Y en los cajones de su despacho encontrará el nuevo ministro el más faraónico de cuantos proyectos ha impulsado Ruiz-Gallardón en su larga trayectoria: un nuevo modelo de justicia penal. El diseño, que nunca verá la luz, se apoyaba en tres patas:

  • Una reforma de la LOPJ para crear los tribunales de instancia, encargados de controlar la investigación de los delitos, que pasaría a ser responsabilidad de los fiscales.
  • Una reforma de la Ley de Planta y Demarcación que tenía previsto reducir los partidos judiciales al ámbito provincial –con las excepciones de Madrid y Barcelona- para racionalizar el trabajo de los tribunales de instancia.
  • La promulgación de un nuevo Código Procesal Penal que sustituyese a la decimonónica Ley de Enjuiciamiento Criminal en vigor para dotar al Ministerio Fiscal de un mejor cauce para sus investigaciones.

En pleno curso electoral, el nuevo ministro ni siquiera va a intentarlo. Así que lo que resta de legislatura deberá emplearlo en labores de intendencia y, sobre todo, en tratar de recuperar relaciones con los agentes jurídicos, que de manera casi unánime han dado la espalda a Ruiz-Gallardón. Llamativo en el caso de la judicatura y la carrera fiscal, cuerpos mayoritariamente conservadores que han vivido con él la más tensa de las legislaturas que se recuerdan.

Difícil tendrá también el ministro Catalá recuperar las relaciones con la abogacía mientras la Ley de Tasas siga en vigor. Podrá utilizar como medio de acercamiento la renuncia a sacar adelante la Ley de Justicia Gratuita, que de ser promulgada en sus actuales términos podría llevar a muchos letrados a protestar mediante acciones hasta ahora insospechadas.

Tampoco le va a ser fácil recobrar la sintonía con los procuradores, cuerpo amable y poco dado al conflicto pero que durante la etapa de Ruiz-Gallardón se ha visto al borde de la desaparición. Registradores y notarios también recelan de las dudas y devaneos de su antecesor respecto a la gestión de los registros.

En resumen, Catalá hereda todo el fracaso de la gestión de Ruiz-Gallardón, legado emponzoñado donde los haya porque el dimisionario ha logrado eludir la obligación de rendir cuentas por ese fiasco.
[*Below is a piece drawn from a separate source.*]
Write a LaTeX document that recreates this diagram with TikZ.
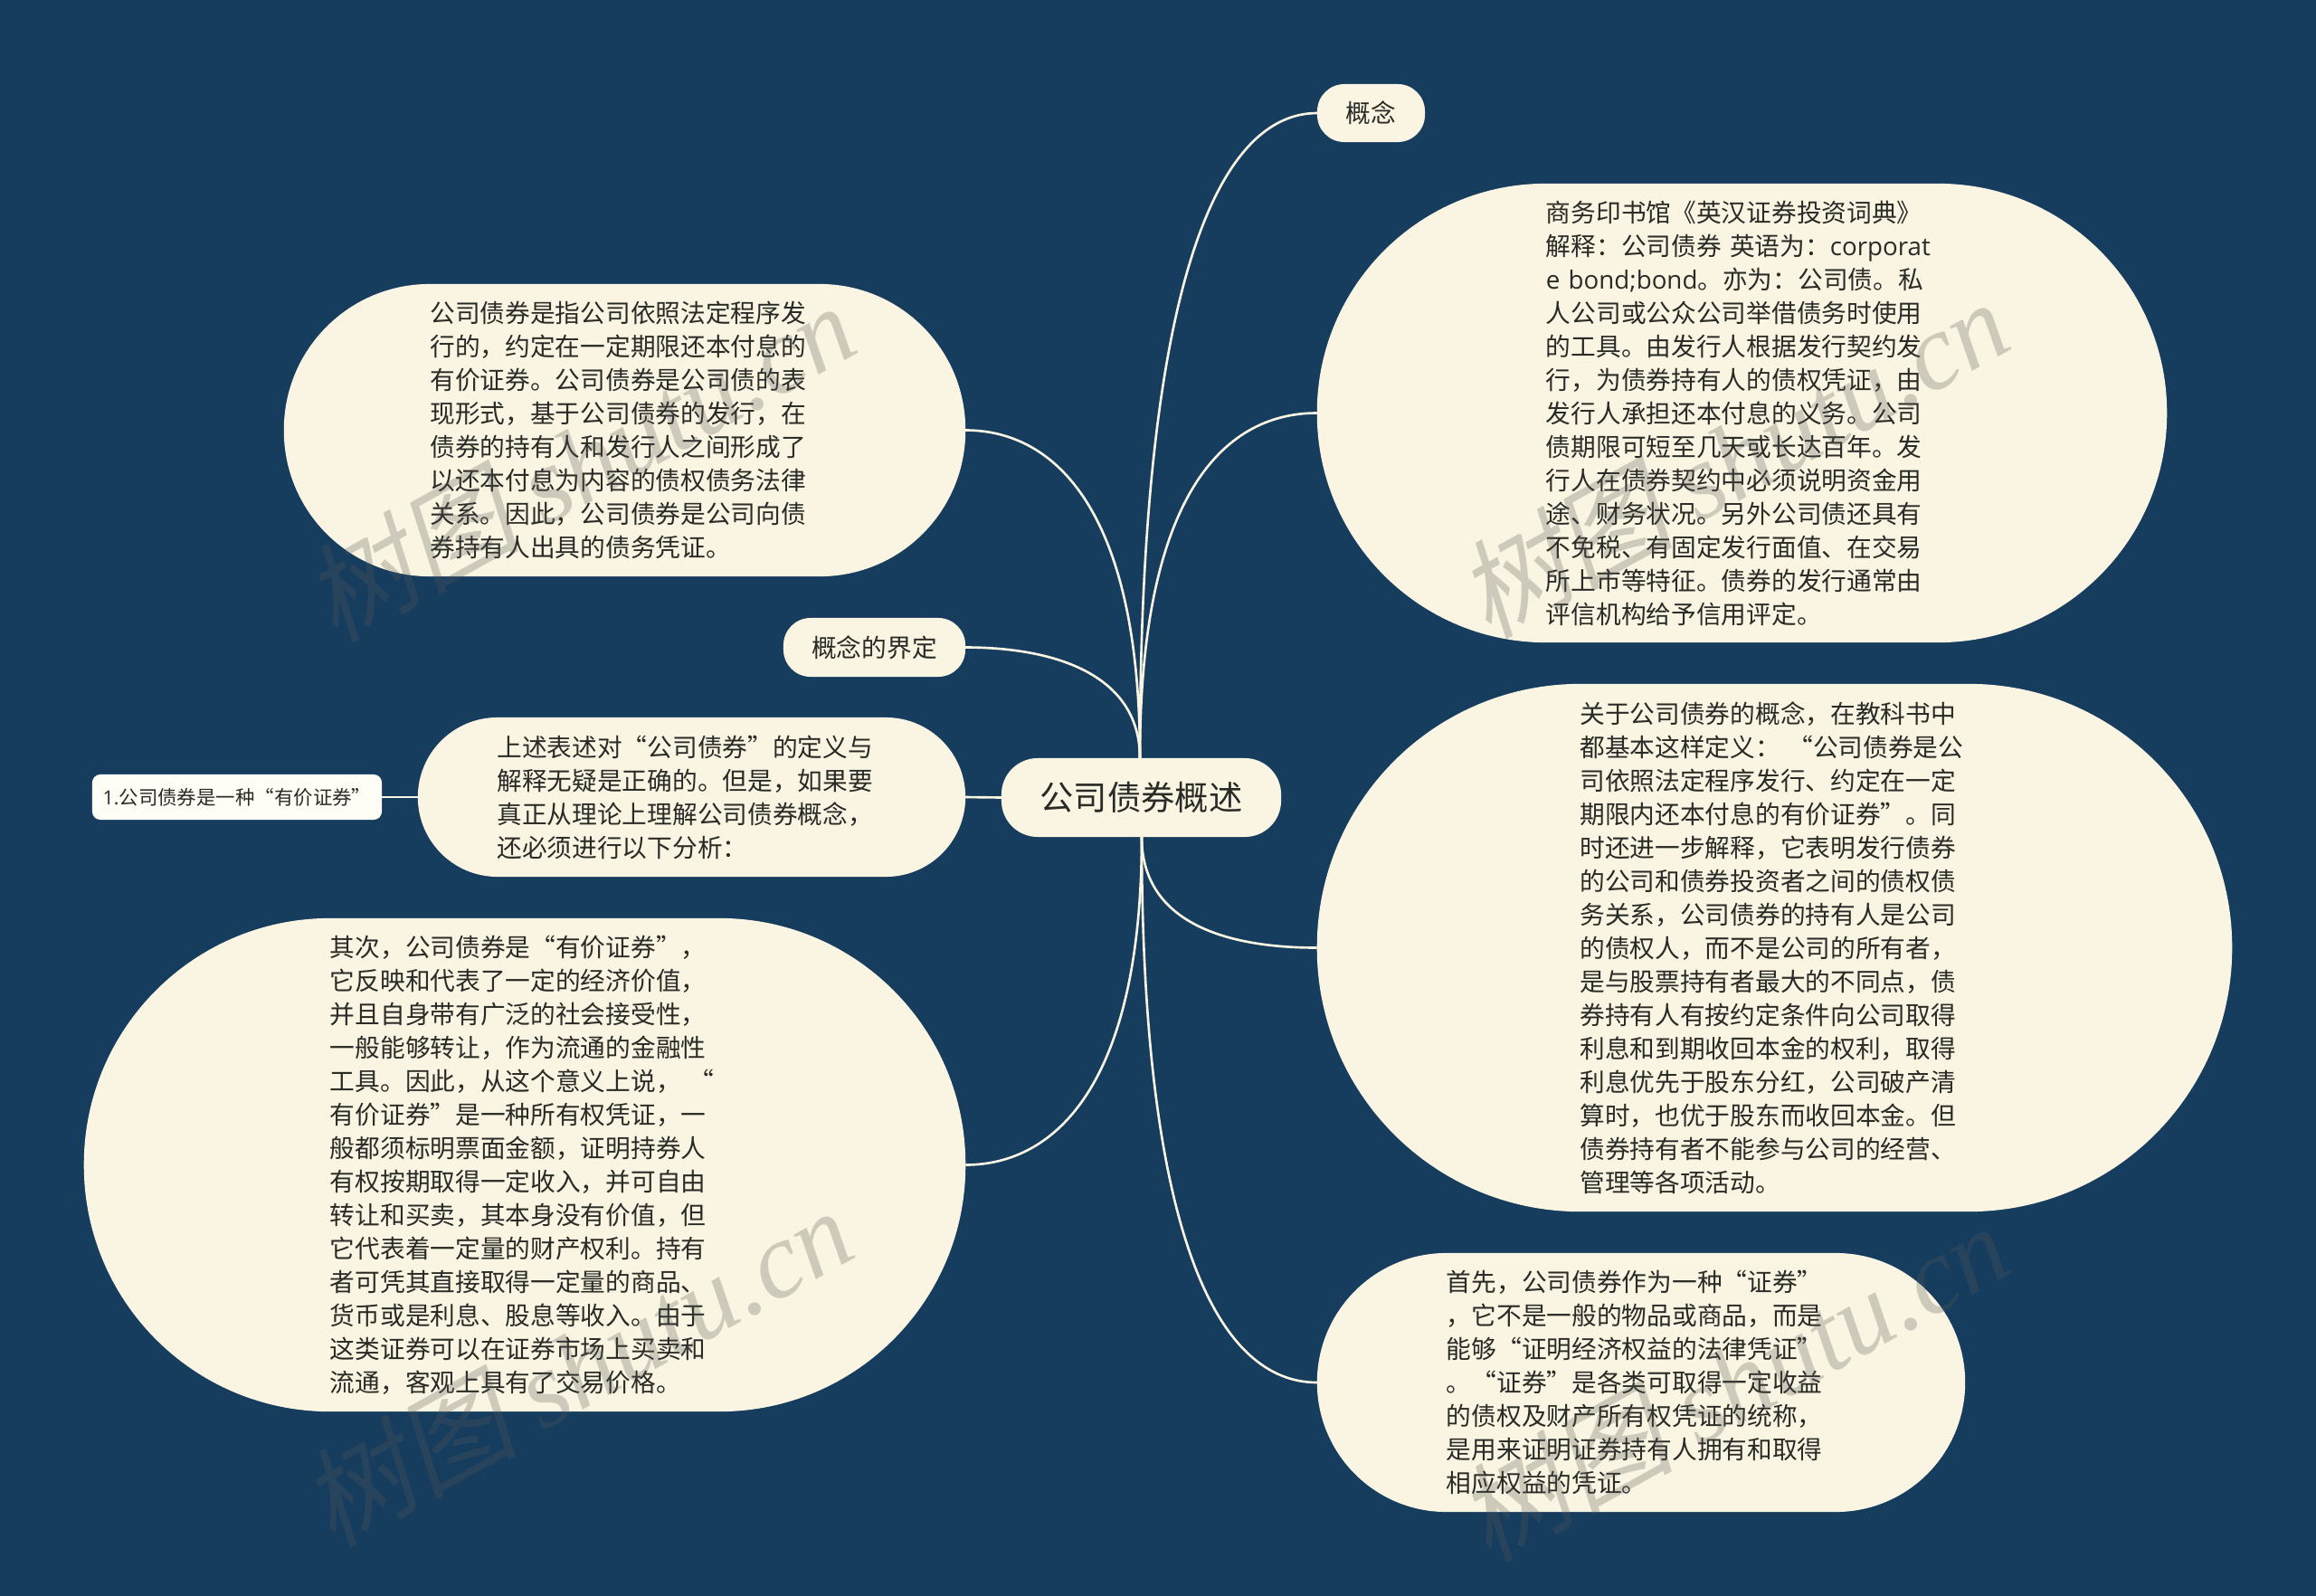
\documentclass[tikz,border=0pt]{standalone}
\usepackage{fontspec}
\setmainfont{Noto Sans CJK SC}
\newfontfamily\latinpart{Open Sans}
\newfontfamily\markcjk[FakeSlant=0.2]{Noto Sans CJK SC}
\newfontfamily\marklatin{Liberation Serif}
% full width comma and colon
\newcommand{\dou}{\symbol{"FF0C}}
\newcommand{\mao}{\symbol{"FF1A}}
\definecolor{bgnavy}{HTML}{163D5E}
\definecolor{bubblecream}{HTML}{F9F5E2}
\definecolor{leafwhite}{HTML}{FFFEF6}
\definecolor{inktext}{HTML}{2A2A26}
\definecolor{markgray}{HTML}{585858}
\tikzset{
  bubble/.style={fill=bubblecream,text=inktext,align=left,inner sep=0pt,outer sep=0pt,
    font=\fontsize{7.88}{10.52}\selectfont},
  para/.style={bubble,text width=4.3cm},
  branch/.style={draw=bubblecream,line width=.75pt},
  stamp/.style={text=markgray,opacity=.27,rotate=29,inner sep=0pt},
}

\begin{document}
\begin{tikzpicture}[x=.01cm,y=-.01cm]
    % Draw the background
    \useasboundingbox (0,0) rectangle (2560,1763);
    \fill[bgnavy] (-10,-10) rectangle (2570,1773);
    % Draw the root
    \node (root) [bubble,minimum width=3.09cm,minimum height=.87cm,rounded corners=.40cm,
      font=\fontsize{10.6}{13}\selectfont] at (1261.5,881.5) {公司债券概述};
    % Draw the right side
    \node (concept) [bubble,minimum width=1.19cm,minimum height=.64cm,rounded corners=.3cm] at (1515.5,125) {概念};
    \node (dictionary) [para,text width=4.33cm,minimum width=9.39cm,minimum height=5.07cm,rounded corners=2.53cm] at (1925.5,456.5) {%
      商务印书馆《英汉证券投资词典》\\
      解释\mao{}公司债券 英语为\mao{}{\latinpart corporat}\\
      {\latinpart e bond;bond}。亦为\mao{}公司债。私\\
      人公司或公众公司举借债务时使用\\
      的工具。由发行人根据发行契约发\\
      行\dou{}为债券持有人的债权凭证\dou{}由\\
      发行人承担还本付息的义务。公司\\
      债期限可短至几天或长达百年。发\\
      行人在债券契约中必须说明资金用\\
      途、财务状况。另外公司债还具有\\
      不免税、有固定发行面值、在交易\\
      所上市等特征。债券的发行通常由\\
      评信机构给予信用评定。};
    \node (textbook) [para,minimum width=10.11cm,minimum height=5.83cm,rounded corners=2.91cm] at (1961.5,1047.5) {%
      关于公司债券的概念\dou{}在教科书中\\
      都基本这样定义\mao{}\hspace{.3em}“公司债券是公\\
      司依照法定程序发行、约定在一定\\
      期限内还本付息的有价证券”。同\\
      时还进一步解释\dou{}它表明发行债券\\
      的公司和债券投资者之间的债权债\\
      务关系\dou{}公司债券的持有人是公司\\
      的债权人\dou{}而不是公司的所有者\dou{}\\
      是与股票持有者最大的不同点\dou{}债\\
      券持有人有按约定条件向公司取得\\
      利息和到期收回本金的权利\dou{}取得\\
      利息优先于股东分红\dou{}公司破产清\\
      算时\dou{}也优于股东而收回本金。但\\
      债券持有者不能参与公司的经营、\\
      管理等各项活动。};
    \node (firstpoint) [para,minimum width=7.16cm,minimum height=2.86cm,rounded corners=1.43cm] at (1814,1528) {%
      首先\dou{}公司债券作为一种“证券”\\
      \dou{}它不是一般的物品或商品\dou{}而是\\
      能够“证明经济权益的法律凭证”\\
      。“证券”是各类可取得一定收益\\
      的债权及财产所有权凭证的统称\dou{}\\
      是用来证明证券持有人拥有和取得\\
      相应权益的凭证。};
    % Draw the left side
    \node (meaning) [para,minimum width=7.53cm,minimum height=3.23cm,rounded corners=1.61cm] at (690.5,475.5) {%
      公司债券是指公司依照法定程序发\\
      行的\dou{}约定在一定期限还本付息的\\
      有价证券。公司债券是公司债的表\\
      现形式\dou{}基于公司债券的发行\dou{}在\\
      债券的持有人和发行人之间形成了\\
      以还本付息为内容的债权债务法律\\
      关系。因此\dou{}公司债券是公司向债\\
      券持有人出具的债务凭证。};
    \node (boundary) [bubble,minimum width=2.01cm,minimum height=.65cm,rounded corners=.3cm] at (966.5,715.5) {概念的界定};
    \node (analysis) [para,minimum width=6.05cm,minimum height=1.76cm,rounded corners=.88cm] at (764.5,881) {%
      上述表述对“公司债券”的定义与\\
      解释无疑是正确的。但是\dou{}如果要\\
      真正从理论上理解公司债券概念\dou{}\\
      还必须进行以下分析\mao{}};
    \node (leaf) [bubble,fill=leafwhite,minimum width=3.2cm,minimum height=.5cm,rounded corners=.09cm,
      font=\fontsize{6.1}{8}\selectfont] at (262,881) {{\latinpart 1.}公司债券是一种“有价证券”};
    \node (secondpoint) [para,minimum width=9.74cm,minimum height=5.45cm,rounded corners=2.72cm] at (580,1287.5) {%
      其次\dou{}公司债券是“有价证券”\dou{}\\
      它反映和代表了一定的经济价值\dou{}\\
      并且自身带有广泛的社会接受性\dou{}\\
      一般能够转让\dou{}作为流通的金融性\\
      工具。因此\dou{}从这个意义上说\dou{}\hspace{.3em}“\\
      有价证券”是一种所有权凭证\dou{}一\\
      般都须标明票面金额\dou{}证明持券人\\
      有权按期取得一定收入\dou{}并可自由\\
      转让和买卖\dou{}其本身没有价值\dou{}但\\
      它代表着一定量的财产权利。持有\\
      者可凭其直接取得一定量的商品、\\
      货币或是利息、股息等收入。由于\\
      这类证券可以在证券市场上买卖和\\
      流通\dou{}客观上具有了交易价格。};
    % Draw the connectors
    \coordinate (up) at (1260,838);
    \coordinate (down) at (1262,925);
    \draw[branch] (up) .. controls +(0,-536) and +(-106,0) .. (concept.west);
    \draw[branch] (up) .. controls +(0,-286) and +(-106,0) .. (dictionary.west);
    \draw[branch] (down) .. controls +(0,92) and +(-106,0) .. (textbook.west);
    \draw[branch] (down) .. controls +(0,451) and +(-106,0) .. (firstpoint.west);
    \draw[branch] (up) .. controls +(0,-272) and +(100,0) .. (meaning.east);
    \draw[branch] (up) .. controls +(0,-92) and +(100,0) .. (boundary.east);
    \draw[branch] (down) .. controls +(0,272) and +(100,0) .. (secondpoint.east);
    \draw[branch] (root.west) -- (analysis.east);
    \draw[branch] (analysis.west) -- (leaf.east);
    % Draw the watermarks
    \foreach \x/\y/\i in {640/510/1, 1915/506/2, 637/1510/3, 1915/1527/4}{
      \node (stamp\i) [stamp] at (\x,\y) {\fontsize{34}{40}\selectfont\markcjk 树图 \marklatin\itshape shutu.cn};
    }
\end{tikzpicture}
\end{document}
Para desgracia de la administración de Justicia, la competición por ser el peor ministro del ramo cuenta con demasiados candidatos, pero desde ayer quien fuera alumno aventajado de Manuel Fraga goza de una cómoda ventaja en cabeza.

Si alguien quiere creer que Ruiz-Gallardón abandona la política sólo o sobre todo por no haber logrado la aprobación de la Ley del Aborto está en su derecho, pero permítanme que yo esboce una incrédula sonrisa.